Elizabeth Garner‘s prose is light, taking much prosetic licence – the effect is charming, and very gripping. Within an illustrative, detailed (though incomplete) geography of Oxford, William Jones, porter at an unnamed college, looks at his son as a delightful miniature of himself. Eleanor wanted a girl, and got an “unnatural” boy instead. William is much older than his wife, and spends most of his waking hours in the darkness, at the college gates. Eleanor stays at home, watching over her son. Her only visible contact outside of that home is Mrs. Simm – practical, clear-sighted Mrs. Simm, who assisted at the birth, who gave Eleanor a job as a seamstress, who advises her to accept her son as he is.
While William dreams of the greatness his son will achieve, and Eleanor stitches and dreams of the life she wanted to escape to, Edgar runs literally wild through his home and garden. If Eleanor accepts that her boy is a rambunctious, William, brought up a foundling by the Oxford clergy, is alarmed. attempts at disciplining Edgar fail only in part to Edgar’s unmalleable incorrigibility – William’s process is didactic, incoherent; Edgar might be dyslexic. William’s growing disillusionment reflects in a waning expressed love for his only son.
Edgar has nothing with which to woo his father save his brilliance and his eagerness to please. Instead of acting out and breaking all his father’s stuff, Edgar goes out into the world and seeks employment. The idea of his son serving an apprenticeship with a blacksmith pleases William even less. William glowers through his nights, Eleanor sews in her private room full of light and colour, and Edgar leaves smoky prints wherever he goes – until he gains the attention of The Professor, who sees in Edgar the small, agile, smart, starved-for-love tool he needs to build his Museum to Biology and Evolution.
In time, William is displeased by this, too. Eleanor is stuck in the middle, playing peacekeeper, but William is not the sort of man who listens, and Edgar still very young. The entire novel is set up in terms of opposition and advancement – the Pagan, the Medieval, the Christian, the Rational, the Academic, and the Desiring all jostling for overlapping spaces within one small household amidst three small people. Oxford and the Jones household lay out the cartography of the human soul – itself liminal, changing, selectively steadfast, and not always in the right contexts.
Edgar has been ruined by the wrong kinds of mentors for years before he finds the perfect fit – unlike Goldilocks, he cannot truly appreciate his third and final helping, since he is so hung up on the first two, and how much he needs them to love him. Mr. Stephens the instrument maker is a lovely man, whose shop is somewhere in between the University and the Jones’ home. (Coincidentally next to Eleanor’s first home in a tavern.)
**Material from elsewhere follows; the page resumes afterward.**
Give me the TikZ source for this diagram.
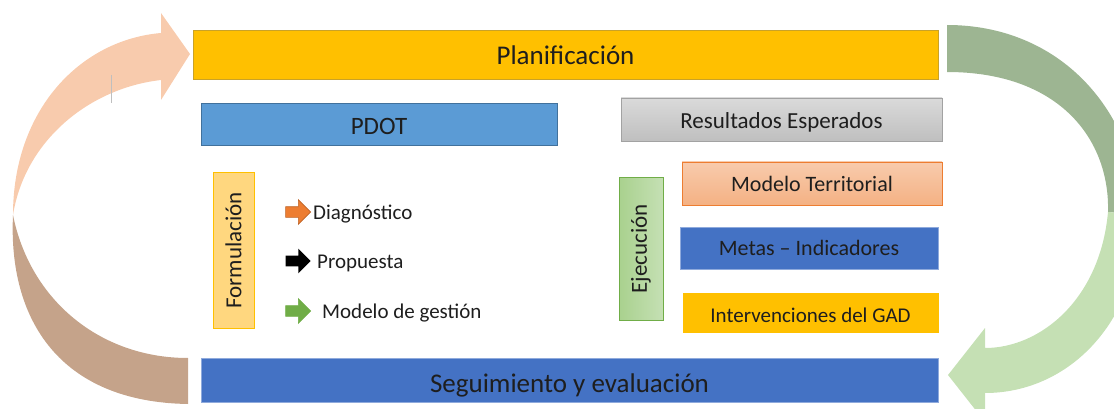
\documentclass[tikz,border=0pt]{standalone}
\usepackage{fontspec}
\setmainfont{Carlito}
\usetikzlibrary{shapes.arrows,positioning}

\definecolor{gold}{HTML}{FFC000}
\definecolor{golddk}{HTML}{C9A227}
\definecolor{skyblue}{HTML}{5B9BD5}
\definecolor{skybluedk}{HTML}{41719C}
\definecolor{royal}{HTML}{4472C4}
\definecolor{royallt}{HTML}{8FAADC}
\definecolor{greylt}{HTML}{DADADA}
\definecolor{greydk}{HTML}{BFBFBF}
\definecolor{salmonlt}{HTML}{F8CBAD}
\definecolor{salmondk}{HTML}{F4B183}
\definecolor{orangeln}{HTML}{ED7D31}
\definecolor{butter}{HTML}{FFD77F}
\definecolor{leaf}{HTML}{70AD47}
\definecolor{leaflt}{HTML}{C5E0B4}
\definecolor{leafmd}{HTML}{A9D18E}
\definecolor{peach}{HTML}{F8CBAD}
\definecolor{tanback}{HTML}{C5A38A}
\definecolor{sage}{HTML}{9DB592}
\definecolor{mint}{HTML}{C5E0B4}
\definecolor{txt}{HTML}{1E1E1E}

\newcommand\txtsize[1]{\fontsize{#1}{#1}\selectfont}

\begin{document}
\begin{tikzpicture}[x=1pt,y=-1pt,
    bar/.style={draw, line width=0.8pt, inner sep=0pt, text=txt,
      text depth=0pt, text height=19pt},
    side/.style={draw, line width=1pt, inner sep=0pt, text=txt, rotate=90},
    pointer/.style={single arrow, minimum height=25pt, minimum width=24pt,
      single arrow head extend=7pt, inner sep=5pt, line width=0.6pt},
    item/.style={anchor=west, inner sep=0pt, text=txt}
]
\useasboundingbox (0,0) rectangle (1114,409);
\clip (0,0) rectangle (1114,409);

% left cycle arrow
\fill[tanback] (13,215) .. controls (8,320) and (60,402) .. (188,404)
  -- (188,358) .. controls (100,358) and (30,300) .. (13,215) -- cycle;
\fill[peach] (13,215) .. controls (13,110) and (80,40) .. (161,33)
  -- (161,13) -- (190,54) -- (161,100) -- (161,80)
  .. controls (90,88) and (25,140) .. (13,215) -- cycle;
\draw[greydk, line width=0.8pt] (111,75) -- (111,103);

% right cycle arrow
\fill[sage] (947,25) .. controls (1060,25) and (1135,110) .. (1140,215)
  -- (1108,212) .. controls (1110,140) and (1060,72) .. (947,72) -- cycle;
\fill[mint] (1140,215) .. controls (1140,320) and (1070,393) .. (985,393)
  -- (985,422) -- (948,375) -- (985,328) -- (985,348)
  .. controls (1040,348) and (1100,300) .. (1108,212) -- cycle;

% main bars
\node[bar, fill=gold, draw=golddk, minimum width=745pt, minimum height=49pt,
  text height=21pt] (plan) at (565.5,54.5) {\txtsize{27}Planificación};
\node[bar, fill=royal, draw=royallt, minimum width=737pt, minimum height=44pt,
  text height=24pt] (seg) at (569.5,380) {\txtsize{27}Seguimiento y evaluación};

% planning column
\node[bar, fill=skyblue, draw=skybluedk, minimum width=356pt, minimum height=42pt,
  text height=22pt] (pdot) at (379,124) {\txtsize{25}PDOT};
\node[side, fill=butter, draw=gold, minimum width=155pt, minimum height=41pt]
  (formul) at (233.5,250.5) {\txtsize{23}Formulación};

\node[pointer, fill=orangeln, draw=orangeln!80!black] (diag) at (295.5,212) {};
\node[pointer, fill=black] (prop) at (295.5,261) {};
\node[pointer, fill=leaf, draw=leaf] (gest) at (295.5,311) {};
\node[item] at (313,214) {\txtsize{21}Diagnóstico};
\node[item] at (317,263) {\txtsize{21}Propuesta};
\node[item] at (322,313) {\txtsize{21}Modelo de gestión};

% results column
\node[bar, top color=greylt, bottom color=greydk, draw=greydk!85!black,
  minimum width=321pt, minimum height=43pt]
  (result) at (781.5,119.5) {\txtsize{23}Resultados Esperados};
\node[side, left color=leafmd, right color=leaflt, draw=leaf,
  minimum width=142pt, minimum height=44pt]
  (ejec) at (641,249) {\txtsize{23}Ejecución};

\node[bar, top color=salmonlt, bottom color=salmondk, draw=orangeln,
  minimum width=260pt, minimum height=43pt, text height=17pt]
  (modter) at (812,183.5) {\txtsize{22}Modelo Territorial};
\node[bar, fill=royal, draw=royallt, minimum width=258pt, minimum height=42pt,
  text height=14pt] (metas) at (809,248) {\txtsize{22}Metas -- Indicadores};
\node[bar, fill=gold, draw=gold, minimum width=255pt, minimum height=39pt]
  (interv) at (810.5,312.5) {\txtsize{21}Intervenciones del GAD};
\end{tikzpicture}
\end{document}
And then disaster strikes(!). Eleanor learns of the perfidy of mankind, William learns nothing at all, and Edgar loses the little freedoms he has. The novel careens to its inevitable dénouement, and at the closing the three Jones move their separate ways.
That’s not really a spoiler, so I’m leaving it in.
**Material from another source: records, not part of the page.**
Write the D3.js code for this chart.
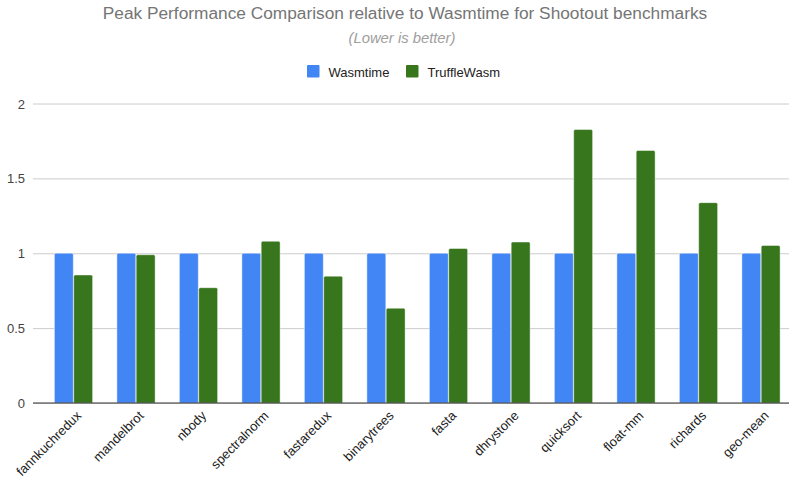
<!DOCTYPE html>
<html><head><meta charset="utf-8">
<script src="https://cdn.jsdelivr.net/npm/d3@7"></script>
<style>body{margin:0;background:#fff;} svg{display:block;font-family:"Liberation Sans",Arial,sans-serif;}</style>
</head><body>
<svg id="chart" width="789" height="478"></svg>
<script>
const categories = ["fannkuchredux","mandelbrot","nbody","spectralnorm","fastaredux","binarytrees","fasta","dhrystone","quicksort","float-mm","richards","geo-mean"];
const seriesNames = ["Wasmtime","TruffleWasm"];
const wasmtime = [1,1,1,1,1,1,1,1,1,1,1,1];
const truffleWasm = [0.855,0.99,0.77,1.08,0.847,0.633,1.032,1.075,1.826,1.686,1.338,1.052];
const yTicks = [0,0.5,1,1.5,2];
const colors = ["#4285F4","#38761D"];

const svg = d3.select("#chart");
const W = 789, H = 478;
const gridLeft = 33, gridRight = 789;
const x = d3.scaleBand().domain(categories).range([42.25, 792.25]).paddingInner(0.376).paddingOuter(0.188);
const x1 = d3.scaleBand().domain(seriesNames).range([0, x.bandwidth()]).padding(0.02);
const y = d3.scaleLinear().domain([0,2]).range([403, 103.5]);

// title
svg.append("text").attr("x", 405).attr("y", 19).attr("text-anchor","middle")
  .attr("font-size",17.3).attr("fill","#757575").text("Peak Performance Comparison relative to Wasmtime for Shootout benchmarks");
svg.append("text").attr("x", 402).attr("y", 43).attr("text-anchor","middle")
  .attr("font-size",14.8).attr("font-style","italic").attr("fill","#9e9e9e").text("(Lower is better)");

// legend
const leg = svg.append("g");
const legItems = [{name:seriesNames[0], x:307},{name:seriesNames[1], x:406}];
legItems.forEach((d,i)=>{
  leg.append("rect").attr("x", d.x).attr("y", 65).attr("width",12.5).attr("height",12.5).attr("rx",1).attr("fill",colors[i]);
  leg.append("text").attr("x", d.x+21.5).attr("y", 76.5).attr("font-size",13).attr("fill","#222").text(d.name);
});

// grid
const ga = svg.append("g").attr("transform",`translate(${gridLeft},0)`)
  .call(d3.axisLeft(y).tickValues(yTicks).tickSize(-(gridRight - gridLeft)).tickFormat(d3.format("~g")));
ga.select(".domain").remove();
ga.selectAll(".tick line").attr("stroke","#cccccc").attr("stroke-width",1);
ga.selectAll(".tick text").attr("x",-8).attr("font-size",13).attr("fill","#444").attr("font-family","Liberation Sans,Arial,sans-serif").attr("dy","0.35em");

// bars
const data = categories.map((c,i)=>({c, vals:[wasmtime[i], truffleWasm[i]]}));
const g = svg.append("g");
data.forEach(d=>{
  d.vals.forEach((v,j)=>{
    const x0 = x(d.c) + x1(seriesNames[j]);
    const w = x1.bandwidth();
    const yt = y(v), yb = y(0), r = 1.5;
    g.append("path")
      .attr("d", `M${x0},${yb}V${yt+r}Q${x0},${yt} ${x0+r},${yt}H${x0+w-r}Q${x0+w},${yt} ${x0+w},${yt+r}V${yb}Z`)
      .attr("fill", colors[j]).attr("stroke","rgba(255,255,255,0.45)").attr("stroke-width",1);
  });
});

// baseline
svg.append("line").attr("x1",gridLeft).attr("x2",gridRight).attr("y1",y(0)).attr("y2",y(0)).attr("stroke","#333").attr("stroke-width",1);

// x labels
const xa = svg.append("g").attr("transform",`translate(0,${y(0)})`).call(d3.axisBottom(x).tickSize(0));
xa.select(".domain").remove();
xa.selectAll(".tick text")
  .attr("font-size",13).attr("fill","#222").attr("font-family","Liberation Sans,Arial,sans-serif")
  .attr("text-anchor","end").attr("dy",0).attr("y",0)
  .attr("transform","translate(8.5,13.5) rotate(-45)");
</script>
</body></html>
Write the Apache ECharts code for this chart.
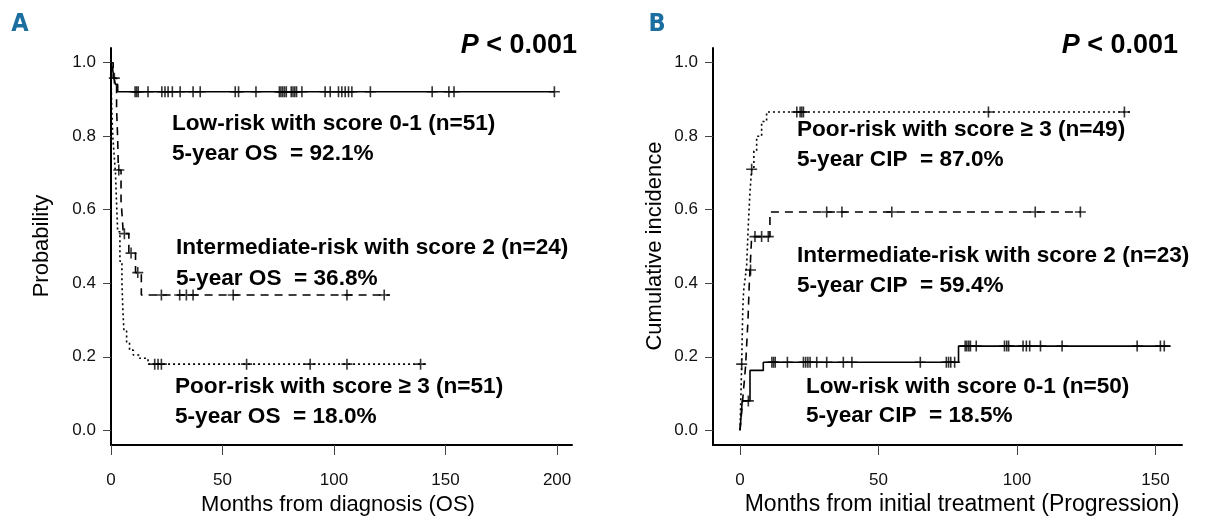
<!DOCTYPE html>
<html>
<head>
<meta charset="utf-8">
<script src="https://cdn.jsdelivr.net/npm/echarts@6/dist/echarts.min.js"></script>
<style>
html,body{margin:0;padding:0;background:#fff;}
#c{width:1219px;height:520px;}
</style>
</head>
<body>
<div id="c"></div>
<script>
// ---------- Panel A: overall survival ----------
const xTicksA = [0, 50, 100, 150, 200];
const yTicks = [0, 0.2, 0.4, 0.6, 0.8, 1.0];

const lowA_t = [0, 0.8, 1.2, 2.0, 3.0];
const lowA_s = [1, 0.98, 0.961, 0.941, 0.921];
const lowA_cens = [10.8, 11.5, 12.2, 16.6, 22.8, 24.2, 25.6, 27.5, 31, 36.8, 40, 55.7, 57.2, 65,
  75.5, 76.2, 77, 77.8, 78.6, 80.8, 81.6, 82.4, 83.2, 85.6, 96, 98.3, 102, 103.5, 105, 106.5, 108,
  116.3, 144, 151.5, 153.8, 198.8];
const lowA_end = 198.8;

const intA_t = [0, 1, 2.5, 3, 3.3, 4.5, 5, 5.5, 8, 11, 13.6];
const intA_s = [1, 0.958, 0.875, 0.792, 0.708, 0.625, 0.583, 0.535, 0.482, 0.429, 0.368];
const intA_cens = [1.5, 3.5, 6, 9, 12, 22.6, 30.8, 33.8, 36.8, 54.8, 105.8, 122.5];
const intA_end = 125;

const poorA_t = [0, 0.1, 0.3, 0.8, 1.5, 2.0, 2.6, 3.0, 4.0, 4.9, 5.3, 5.8, 7.0, 8.3, 10, 12.8, 16.6];
const poorA_s = [1, 0.94, 0.88, 0.80, 0.74, 0.70, 0.60, 0.54, 0.46, 0.40, 0.33, 0.27, 0.24, 0.218, 0.205, 0.196, 0.180];
const poorA_cens = [19.6, 21.1, 22.6, 60.8, 89.3, 105.8, 138.8];
const poorA_end = 141.8;

// ---------- Panel B: cumulative incidence of progression ----------
const xTicksB = [0, 50, 100, 150];

const lowB_t = [0, 0.2, 0.4, 0.6, 0.8, 3.6, 8.4, 78.9];
const lowB_s = [0, 0.02, 0.04, 0.06, 0.08, 0.163, 0.185, 0.229];
const lowB_cens = [3.0, 11.5, 12.1, 12.7, 17.1, 22.9, 23.7, 24.5, 25.3, 27.7, 31.3, 37.3, 40.4, 65.1,
  74.5, 75.3, 76.1, 77.5, 81.3, 81.9, 82.6, 83.2, 85.3, 95.5, 96.3, 97, 102.2, 103.4, 104.6, 108.5,
  116.3, 143.4, 151.8, 153.2];
const lowB_end = 155.5;

const intB_t = [0, 0.5, 1, 1.5, 2, 2.3, 2.6, 2.9, 3.1, 3.3, 3.6, 4.2, 10.8];
const intB_s = [0, 0.043, 0.087, 0.13, 0.174, 0.217, 0.261, 0.304, 0.348, 0.391, 0.436, 0.527, 0.594];
const intB_cens = [3.8, 5.4, 7.8, 10.2, 31.3, 36.8, 54.8, 106.6, 122.9];
const intB_end = 123;

const poorB_t = [0, 0.2, 0.4, 0.6, 0.8, 1.0, 1.3, 1.8, 2.4, 3.0, 3.6, 4.2, 5, 6, 7.8, 9.6];
const poorB_s = [0, 0.06, 0.12, 0.18, 0.26, 0.33, 0.38, 0.41, 0.45, 0.56, 0.65, 0.71, 0.76, 0.80, 0.84, 0.866];
const poorB_cens = [0.6, 4.2, 20.5, 21.7, 22.3, 22.9, 89.7, 138.8];
const poorB_end = 141;

// ---------- helpers ----------
function stepAt(ts, ss, t) {
  let v = ss[0];
  for (let i = 0; i < ts.length; i++) if (ts[i] <= t) v = ss[i];
  return v;
}
function curveData(ts, ss, end) {
  const d = ts.map((t, i) => [t, ss[i]]);
  d.push([end, ss[ss.length - 1]]);
  return d;
}
function censData(ts, ss, cens) {
  return cens.map(t => [t, stepAt(ts, ss, t)]);
}
const plusSym = 'path://M5,0 L5,10 M0,5 L10,5';

function lineSeries(ts, ss, end, dash, idx) {
  return {
    type: 'line', step: 'end', xAxisIndex: idx, yAxisIndex: idx,
    data: curveData(ts, ss, end), showSymbol: false, symbol: 'none',
    lineStyle: { color: '#000', width: 1.6, type: dash },
    silent: true, z: 3
  };
}
function censSeries(ts, ss, cens, idx) {
  return {
    type: 'scatter', xAxisIndex: idx, yAxisIndex: idx,
    data: censData(ts, ss, cens), symbol: plusSym, symbolSize: 11,
    itemStyle: { color: 'none', borderColor: '#000', borderWidth: 1.6 },
    silent: true, z: 4
  };
}

const labelFont = 'Liberation Sans, Arial, sans-serif';

function xAxisOpt(idx, min, max, ticks) {
  return {
    type: 'value', gridIndex: idx, min: min, max: max,
    axisLine: { show: true, onZero: false, lineStyle: { color: '#000', width: 2 } },
    axisTick: { show: true, inside: false, length: 10, customValues: ticks, lineStyle: { color: '#444', width: 1 } },
    axisLabel: { show: true, customValues: ticks, margin: 27, fontSize: 17, color: '#111', fontFamily: labelFont },
    splitLine: { show: false }
  };
}
function yAxisOpt(idx) {
  return {
    type: 'value', gridIndex: idx, min: -0.04, max: 1.04,
    axisLine: { show: true, onZero: false, lineStyle: { color: '#000', width: 2 } },
    axisTick: { show: true, inside: false, length: 8, customValues: yTicks, lineStyle: { color: '#444', width: 1 } },
    axisLabel: { show: true, customValues: yTicks, margin: 15, fontSize: 17, color: '#111', fontFamily: labelFont,
      formatter: v => v.toFixed(1) },
    splitLine: { show: false }
  };
}

function txt(x, y, text, opts) {
  return {
    type: 'text', x: x, y: y, silent: true,
    style: Object.assign({
      text: text, fill: '#000', fontFamily: labelFont, fontSize: 22.6, fontWeight: 'bold',
      align: 'left', verticalAlign: 'middle'
    }, opts || {})
  };
}
function pval(x, y) {
  return {
    type: 'text', x: x, y: y, silent: true,
    style: {
      text: '{i|P} < 0.001', fill: '#000', fontFamily: labelFont, fontSize: 27, fontWeight: 'bold',
      align: 'right', verticalAlign: 'middle',
      rich: { i: { fontStyle: 'italic', fontWeight: 'bold', fontSize: 27, fontFamily: labelFont, fill: '#000' } }
    }
  };
}

const chart = echarts.init(document.getElementById('c'), null, { renderer: 'canvas' });
chart.setOption({
  animation: false,
  backgroundColor: '#fff',
  grid: [
    { left: 111, top: 48, width: 461, height: 397 },
    { left: 713, top: 48, width: 469, height: 397 }
  ],
  xAxis: [xAxisOpt(0, 0, 206.7, xTicksA), xAxisOpt(1, -9.76, 159.6, xTicksB)],
  yAxis: [yAxisOpt(0), yAxisOpt(1)],
  series: [
    lineSeries(lowA_t, lowA_s, lowA_end, 'solid', 0),
    lineSeries(intA_t, intA_s, intA_end, [8, 6], 0),
    lineSeries(poorA_t, poorA_s, poorA_end, [2, 3], 0),
    censSeries(lowA_t, lowA_s, lowA_cens, 0),
    censSeries(intA_t, intA_s, intA_cens, 0),
    censSeries(poorA_t, poorA_s, poorA_cens, 0),
    lineSeries(lowB_t, lowB_s, lowB_end, 'solid', 1),
    lineSeries(intB_t, intB_s, intB_end, [8, 6], 1),
    lineSeries(poorB_t, poorB_s, poorB_end, [2, 3], 1),
    censSeries(lowB_t, lowB_s, lowB_cens, 1),
    censSeries(intB_t, intB_s, intB_cens, 1),
    censSeries(poorB_t, poorB_s, poorB_cens, 1)
  ],
  graphic: [
    txt(20, 24, 'A', { fontFamily: 'DejaVu Sans Condensed', fontSize: 25, fill: '#1a6fa0', align: 'center' }),
    txt(657, 24, 'B', { fontFamily: 'DejaVu Sans Condensed', fontSize: 25, fill: '#1a6fa0', align: 'center' }),
    pval(577, 46),
    pval(1178, 46),
    txt(172, 124, 'Low-risk with score 0-1 (n=51)'),
    txt(172, 154, '5-year OS  = 92.1%'),
    txt(176, 248, 'Intermediate-risk with score 2 (n=24)'),
    txt(176, 279, '5-year OS  = 36.8%'),
    txt(175, 387, 'Poor-risk with score \u2265 3 (n=51)'),
    txt(175, 417, '5-year OS  = 18.0%'),
    txt(797, 130, 'Poor-risk with score \u2265 3 (n=49)'),
    txt(797, 160, '5-year CIP  = 87.0%'),
    txt(797, 256, 'Intermediate-risk with score 2 (n=23)'),
    txt(797, 286, '5-year CIP  = 59.4%'),
    txt(806, 387, 'Low-risk with score 0-1 (n=50)'),
    txt(806, 416, '5-year CIP  = 18.5%'),
    txt(338, 505, 'Months from diagnosis (OS)', { fontWeight: 'normal', fontSize: 22, align: 'center' }),
    txt(962, 505, 'Months from initial treatment (Progression)', { fontWeight: 'normal', fontSize: 23, align: 'center' }),
    { type: 'text', x: 42, y: 246, rotation: Math.PI / 2, silent: true,
      style: { text: 'Probability', fill: '#000', fontFamily: labelFont, fontSize: 22, align: 'center', verticalAlign: 'middle' } },
    { type: 'text', x: 655, y: 246, rotation: Math.PI / 2, silent: true,
      style: { text: 'Cumulative incidence', fill: '#000', fontFamily: labelFont, fontSize: 22, align: 'center', verticalAlign: 'middle' } }
  ]
});
</script>
</body>
</html>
Garner’s prose, as I’ve mentioned, is light and gripping, and she has a knack for saying a great deal without beating the dead donkey over the subject. The novel is descriptive with that hint of enigmatic other-worldliness that we see hints off through out Oxford’s gargoyle-laden streets. What makes this novel less than ideal for me is the ending. Where William goes, well, that is perfect. It fits in neatly with all the facets of his personality, the concrete details of his life as he walks stonily through it. Eleanor and Edgar do not give us the same sort of closure. I would have appreciate a. a sequel or b. more chapters, telling me what the hell happens to them. The Ingenious Edgar Jones reads like incomplete but lovely novels (I’m looking at you, Heyer and Steinbeck!) – lovely, but incomplete. The reader is left hanging, while Eleanor and Edgar move away with no knowledge of each other to do – what? I found it completely unsatisfactory, worse still because I was hooked from the beginning.
You could read it as a way of allowing them their freedom, unfettered by our gazes (gaze, and entrapment within gaze, is a running subtext through the novel), but that still leaves me hanging. Eleanor and Edgar has a great deal of potential in terms of development and adventure(!!), and I’m basically left with them saying goodbye, this isn’t for you anymore.
All in all? The Ingenious Edgar Jones is a lovely, emotional novel about the boundaries of loyalty, and the damage that a trespass against loyalty can cause – no matter how much love there is to patch up the breaches. It has an ending that will leave you wanting more, with little likelihood that you will get it. It’s an exercise in humanity and frustration. I wouldn’t recommend it.